Even if what you learnt far outstrips that role, or you avoided learning half
of what is necessary to be any use. Ultimately the best degree with highest
return will fit your interests and life goals enabling you to engage with self
learning, no one can tell you what that is, or suggest it without a lot more
info. For me I did three different degrees in three different subjects at two
different universities. There wasnt method to the madness ibfollowed my
interests. Now I work in a job that uses a broad set of my skills I otherwise
couldnt have done with the time only learning a single subject. I managed to
jump degree subjects through learning a lot of foundational knowledge for the
next during the time of whatever course I was working through. It didnt feel
like hard work because I was having too much fun learning new stuff, and
interacting with cool people along the way.
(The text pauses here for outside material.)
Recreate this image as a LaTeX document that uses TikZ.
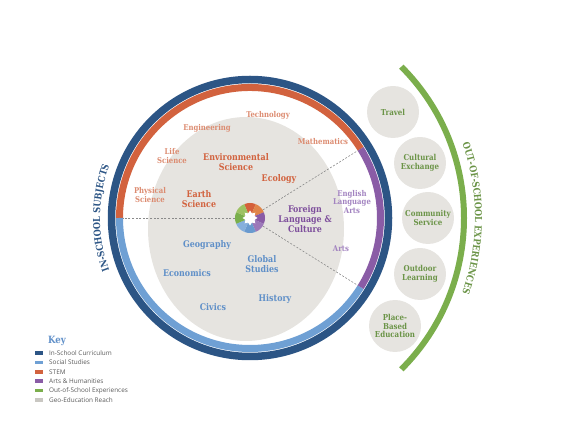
\documentclass[tikz,border=0pt]{standalone}
\usepackage{fontspec}
\setmainfont{DejaVu Serif}[FakeStretch=0.86]
\newfontfamily\keyfont{Open Sans}
\usetikzlibrary{decorations.text,shapes.geometric}
\definecolor{dblue}{HTML}{2C5585}
\definecolor{lblue}{HTML}{6FA0D4}
\definecolor{orng}{HTML}{D2623E}
\definecolor{lorng}{HTML}{DC8B70}
\definecolor{purp}{HTML}{7E4F9C}
\definecolor{lpurp}{HTML}{A283C0}
\definecolor{ringpurp}{HTML}{8A5CA6}
\definecolor{grn}{HTML}{7BAE4C}
\definecolor{dgrn}{HTML}{6B9447}
\definecolor{reach}{HTML}{E6E4E0}
\definecolor{keygray}{HTML}{C9C7C2}
\definecolor{txtblue}{HTML}{5F8FC8}
\definecolor{keytxt}{HTML}{5A5A5A}
\definecolor{dashgray}{HTML}{8A8A8A}
\tikzset{
  lab/.style={font=\fontsize{8}{8.7}\selectfont\bfseries, align=center, inner sep=0pt},
  big/.style={font=\fontsize{9.2}{10}\selectfont\bfseries, align=center, inner sep=0pt},
  bub/.style={circle, fill=reach, minimum size=52pt, inner sep=0pt, text=dgrn,
    font=\fontsize{8.2}{8.6}\selectfont\bfseries, align=center},
  dashline/.style={dashgray, line width=0.6pt, dash pattern=on 2pt off 1.6pt},
  keytext/.style={anchor=west, inner sep=0pt, text=keytxt, font=\keyfont\fontsize{6.4}{7}\selectfont},
  swatch/.style={minimum width=8pt, minimum height=3.6pt, inner sep=0pt}
}
\begin{document}
\begin{tikzpicture}[x=1pt,y=1pt]
\useasboundingbox (0,0) rectangle (575,444);
\coordinate (C) at (250,226);
% geo-education reach
\fill[reach] (246,215) ellipse [x radius=98, y radius=112];
% outer rings
\draw[dblue, line width=7.5pt] (C) circle (138.5);
\draw[orng, line width=7pt] ([shift={(32:130.5)}]C) arc (32:180:130.5);
\draw[lblue, line width=7pt] ([shift={(180:130.5)}]C) arc (180:328:130.5);
\draw[ringpurp, line width=7pt] ([shift={(-32:130.5)}]C) arc (-32:32:130.5);
% green arc
\draw[grn, line width=6pt] ([shift={(-45:214)}]C) arc (-45:45:214);
% hub
\node[circle, minimum size=30pt, inner sep=0pt] (hub) at (C) {};
\coordinate (dL) at ([shift={(180:127)}]C);
\coordinate (dU) at ([shift={(32:127)}]C);
\coordinate (dD) at ([shift={(-32:127)}]C);
\draw[dashline] (hub) -- (dL);
\draw[dashline] (hub) -- (dU);
\draw[dashline] (hub) -- (dD);
\foreach \a/\c in {90/D5603B, 45/E0854A, 0/8A5CA6, -45/9C78B9, -90/6A9ACF, -135/86AFDC, 180/7AAF4C, 135/9DC263}{
  \definecolor{wc}{HTML}{\c}
  \fill[wc] (C) -- ([shift={(\a-22.5:15)}]C) arc (\a-22.5:\a+22.5:15) -- cycle;
}
\node[star, star points=8, star point ratio=1.5, fill=white, minimum size=15pt, inner sep=0pt] at (C) {};
% STEM labels
\node[lab, text=lorng] (tech) at (268,329) {Technology};
\node[lab, text=lorng] (eng) at (207,316) {Engineering};
\node[lab, text=lorng] (math) at (323,302) {Mathematics};
\node[lab, text=lorng] (life) at (172,288) {Life\\Science};
\node[big, text=orng] (env) at (236,282) {Environmental\\Science};
\node[big, text=orng] (eco) at (279,265) {Ecology};
\node[lab, text=lorng] (phys) at (150,249) {Physical\\Science};
\node[big, text=orng] (earth) at (199,245) {Earth\\Science};
% arts & humanities
\node[lab, text=lpurp] (ela) at (352,242) {English\\Language\\Arts};
\node[big, text=purp] (flc) at (305,225) {Foreign\\Language \&\\Culture};
\node[lab, text=lpurp] (arts) at (341,195) {Arts};
% social studies
\node[big, text=txtblue] (geo) at (207,199) {Geography};
\node[big, text=txtblue] (glob) at (262,180) {Global\\Studies};
\node[big, text=txtblue] (econ) at (187,171) {Economics};
\node[big, text=txtblue] (hist) at (275,145) {History};
\node[big, text=txtblue] (civ) at (213,137) {Civics};
% out-of-school bubbles
\node[bub] (travel) at (393,332) {Travel};
\node[bub] (cult) at (420,281) {Cultural\\Exchange};
\node[bub] (comm) at (428,226) {Community\\Service};
\node[bub] (outd) at (420,170) {Outdoor\\Learning};
\node[bub] (place) at (395,118) {Place-\\Based\\Education};
% curved titles
\path[decorate, decoration={text along path, text align=center, text color=dblue,
  text={|\fontsize{9.6}{10}\selectfont\bfseries|IN-SCHOOL SUBJECTS}}]
  ([shift={(215:150)}]C) arc (215:145:150);
\path[decorate, decoration={text along path, text align=center, text color=dgrn,
  text={|\fontsize{9.6}{10}\selectfont\bfseries|OUT-OF-SCHOOL EXPERIENCES}}]
  ([shift={(30:225)}]C) arc (30:-30:225);
% key
\node[anchor=west, inner sep=0pt, text=txtblue, font=\fontsize{10}{11}\selectfont\bfseries] (key) at (48,103) {Key};
\foreach \i/\c/\t in {0/dblue/In-School Curriculum, 1/lblue/Social Studies, 2/orng/STEM, 3/ringpurp/Arts \& Humanities, 4/grn/Out-of-School Experiences, 5/keygray/Geo-Education Reach}{
  \node[swatch, fill=\c] (sw\i) at (39,91-9.4*\i) {};
  \node[keytext] (kt\i) at (49,91-9.4*\i) {\t};
}
\end{tikzpicture}
\end{document}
Once you live for learning any
university dept becomes a great environment, but any prescriptive degree
course is highly limiting to your intellectual return. Engage with learning
and thebuni environment not with course soecifics, treat modules like a box
ticking exercise, the minimum knowledge in areas others identified as
important to learn.

------
mindcrime
Looking back on it, I think you can never have too much maths/statistics
knowledge, and coding is a skill akin to a superpower in some ways. I think if
I were giving someone advice today, who was about to embark on their
undergraduate career, I'd suggest something like "major in math or statistics
and do a minor in computer science" (or the other way around).

But really I agree with Ultimatt. And you shouldn't think of finishing a
degree (whether it's an associates, bachelors, masters or phd) as "the end" of
ones education. Especially in the era we live in with so much knowledge freely
available on the 'net, there's no reason to not make learning a lifelong
thing.

Heck, I'm 42 and I'm taking a handful of Coursera classes right now (I am
literally taking a break from homework right now to stop and check HN). And if
I had nothing but free time, I'd spend half my time doing classes through
Coursera, Edx, etc., or doing something on Khan Academy, etc. That or
downloading papers from arXiv and reading them, or watching deep learning
videos on Youtube, etc.